Go through the material and write it all out exactly, minus the pictures.

[START]

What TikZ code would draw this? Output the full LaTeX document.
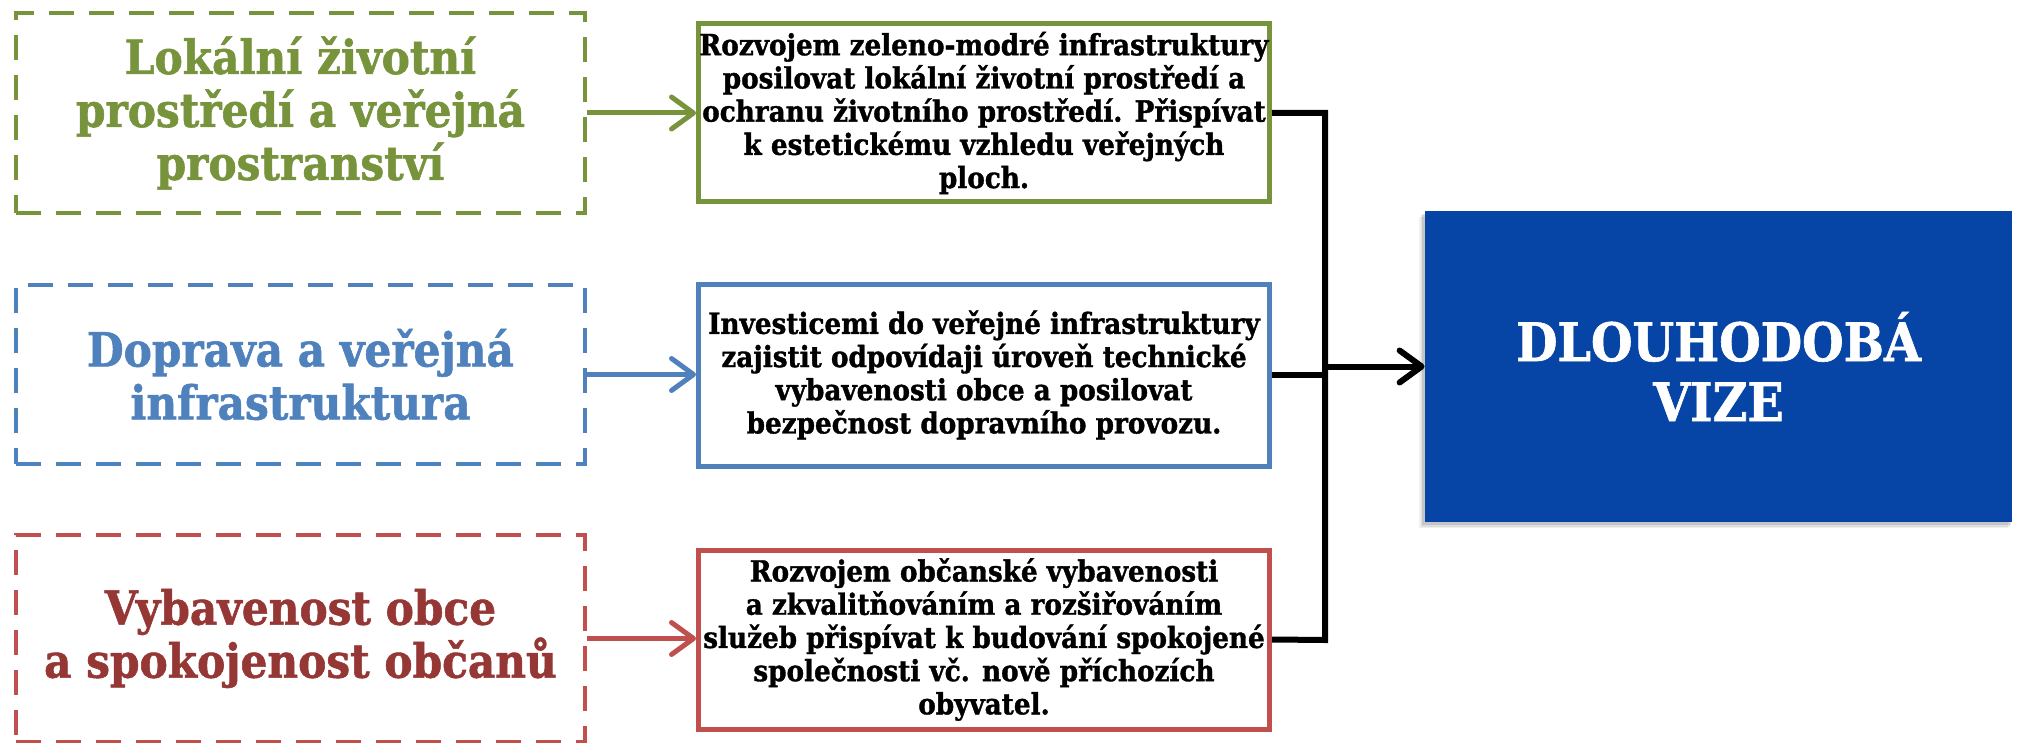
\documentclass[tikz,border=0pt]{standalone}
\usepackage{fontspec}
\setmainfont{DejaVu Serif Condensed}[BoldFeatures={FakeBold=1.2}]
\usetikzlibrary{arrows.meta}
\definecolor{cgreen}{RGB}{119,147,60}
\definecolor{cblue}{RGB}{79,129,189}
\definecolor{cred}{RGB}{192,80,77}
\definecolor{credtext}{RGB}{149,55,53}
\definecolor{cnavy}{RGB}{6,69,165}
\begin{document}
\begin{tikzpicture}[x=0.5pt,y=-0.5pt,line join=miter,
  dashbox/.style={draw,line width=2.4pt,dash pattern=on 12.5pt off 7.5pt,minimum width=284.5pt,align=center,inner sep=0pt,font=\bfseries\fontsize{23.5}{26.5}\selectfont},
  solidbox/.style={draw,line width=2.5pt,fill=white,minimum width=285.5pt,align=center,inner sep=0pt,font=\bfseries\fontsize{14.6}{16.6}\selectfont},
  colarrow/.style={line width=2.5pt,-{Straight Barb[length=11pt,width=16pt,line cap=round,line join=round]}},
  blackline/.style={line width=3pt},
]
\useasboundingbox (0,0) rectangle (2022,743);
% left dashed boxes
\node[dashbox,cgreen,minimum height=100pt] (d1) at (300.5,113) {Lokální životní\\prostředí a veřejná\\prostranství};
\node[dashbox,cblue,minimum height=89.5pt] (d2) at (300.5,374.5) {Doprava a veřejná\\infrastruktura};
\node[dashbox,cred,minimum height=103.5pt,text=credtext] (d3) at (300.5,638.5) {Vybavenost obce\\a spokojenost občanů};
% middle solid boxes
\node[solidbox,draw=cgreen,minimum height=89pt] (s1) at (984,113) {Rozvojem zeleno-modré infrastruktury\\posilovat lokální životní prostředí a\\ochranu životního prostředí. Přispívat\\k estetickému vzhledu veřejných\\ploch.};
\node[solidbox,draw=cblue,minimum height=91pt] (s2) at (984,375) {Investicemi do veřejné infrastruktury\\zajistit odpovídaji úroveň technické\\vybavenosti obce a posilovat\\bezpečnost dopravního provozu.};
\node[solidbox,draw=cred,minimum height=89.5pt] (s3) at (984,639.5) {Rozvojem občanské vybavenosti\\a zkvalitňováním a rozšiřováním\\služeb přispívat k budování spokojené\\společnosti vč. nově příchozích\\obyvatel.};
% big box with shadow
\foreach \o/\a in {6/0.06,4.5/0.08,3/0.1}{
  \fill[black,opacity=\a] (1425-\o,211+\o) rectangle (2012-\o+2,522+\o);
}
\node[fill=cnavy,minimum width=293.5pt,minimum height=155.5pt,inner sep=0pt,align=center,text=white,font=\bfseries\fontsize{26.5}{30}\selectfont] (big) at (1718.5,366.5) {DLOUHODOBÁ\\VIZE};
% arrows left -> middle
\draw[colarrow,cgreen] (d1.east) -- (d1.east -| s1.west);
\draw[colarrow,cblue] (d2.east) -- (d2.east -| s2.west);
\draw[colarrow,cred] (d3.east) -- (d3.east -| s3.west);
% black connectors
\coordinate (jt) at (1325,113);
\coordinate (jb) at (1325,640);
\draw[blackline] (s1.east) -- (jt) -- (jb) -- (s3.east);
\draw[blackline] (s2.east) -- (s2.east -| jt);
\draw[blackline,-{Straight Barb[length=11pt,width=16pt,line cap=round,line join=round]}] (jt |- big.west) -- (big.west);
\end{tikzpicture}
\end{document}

[END]

# Written answer
What TikZ code would draw this? Output the full LaTeX document.
\documentclass[tikz,border=0pt]{standalone}
\usepackage{fontspec}
\setmainfont{DejaVu Serif Condensed}[BoldFeatures={FakeBold=1.2}]
\usetikzlibrary{arrows.meta}
\definecolor{cgreen}{RGB}{119,147,60}
\definecolor{cblue}{RGB}{79,129,189}
\definecolor{cred}{RGB}{192,80,77}
\definecolor{credtext}{RGB}{149,55,53}
\definecolor{cnavy}{RGB}{6,69,165}
\begin{document}
\begin{tikzpicture}[x=0.5pt,y=-0.5pt,line join=miter,
  dashbox/.style={draw,line width=2.4pt,dash pattern=on 12.5pt off 7.5pt,minimum width=284.5pt,align=center,inner sep=0pt,font=\bfseries\fontsize{23.5}{26.5}\selectfont},
  solidbox/.style={draw,line width=2.5pt,fill=white,minimum width=285.5pt,align=center,inner sep=0pt,font=\bfseries\fontsize{14.6}{16.6}\selectfont},
  colarrow/.style={line width=2.5pt,-{Straight Barb[length=11pt,width=16pt,line cap=round,line join=round]}},
  blackline/.style={line width=3pt},
]
\useasboundingbox (0,0) rectangle (2022,743);
% left dashed boxes
\node[dashbox,cgreen,minimum height=100pt] (d1) at (300.5,113) {Lokální životní\\prostředí a veřejná\\prostranství};
\node[dashbox,cblue,minimum height=89.5pt] (d2) at (300.5,374.5) {Doprava a veřejná\\infrastruktura};
\node[dashbox,cred,minimum height=103.5pt,text=credtext] (d3) at (300.5,638.5) {Vybavenost obce\\a spokojenost občanů};
% middle solid boxes
\node[solidbox,draw=cgreen,minimum height=89pt] (s1) at (984,113) {Rozvojem zeleno-modré infrastruktury\\posilovat lokální životní prostředí a\\ochranu životního prostředí. Přispívat\\k estetickému vzhledu veřejných\\ploch.};
\node[solidbox,draw=cblue,minimum height=91pt] (s2) at (984,375) {Investicemi do veřejné infrastruktury\\zajistit odpovídaji úroveň technické\\vybavenosti obce a posilovat\\bezpečnost dopravního provozu.};
\node[solidbox,draw=cred,minimum height=89.5pt] (s3) at (984,639.5) {Rozvojem občanské vybavenosti\\a zkvalitňováním a rozšiřováním\\služeb přispívat k budování spokojené\\společnosti vč. nově příchozích\\obyvatel.};
% big box with shadow
\foreach \o/\a in {6/0.06,4.5/0.08,3/0.1}{
  \fill[black,opacity=\a] (1425-\o,211+\o) rectangle (2012-\o+2,522+\o);
}
\node[fill=cnavy,minimum width=293.5pt,minimum height=155.5pt,inner sep=0pt,align=center,text=white,font=\bfseries\fontsize{26.5}{30}\selectfont] (big) at (1718.5,366.5) {DLOUHODOBÁ\\VIZE};
% arrows left -> middle
\draw[colarrow,cgreen] (d1.east) -- (d1.east -| s1.west);
\draw[colarrow,cblue] (d2.east) -- (d2.east -| s2.west);
\draw[colarrow,cred] (d3.east) -- (d3.east -| s3.west);
% black connectors
\coordinate (jt) at (1325,113);
\coordinate (jb) at (1325,640);
\draw[blackline] (s1.east) -- (jt) -- (jb) -- (s3.east);
\draw[blackline] (s2.east) -- (s2.east -| jt);
\draw[blackline,-{Straight Barb[length=11pt,width=16pt,line cap=round,line join=round]}] (jt |- big.west) -- (big.west);
\end{tikzpicture}
\end{document}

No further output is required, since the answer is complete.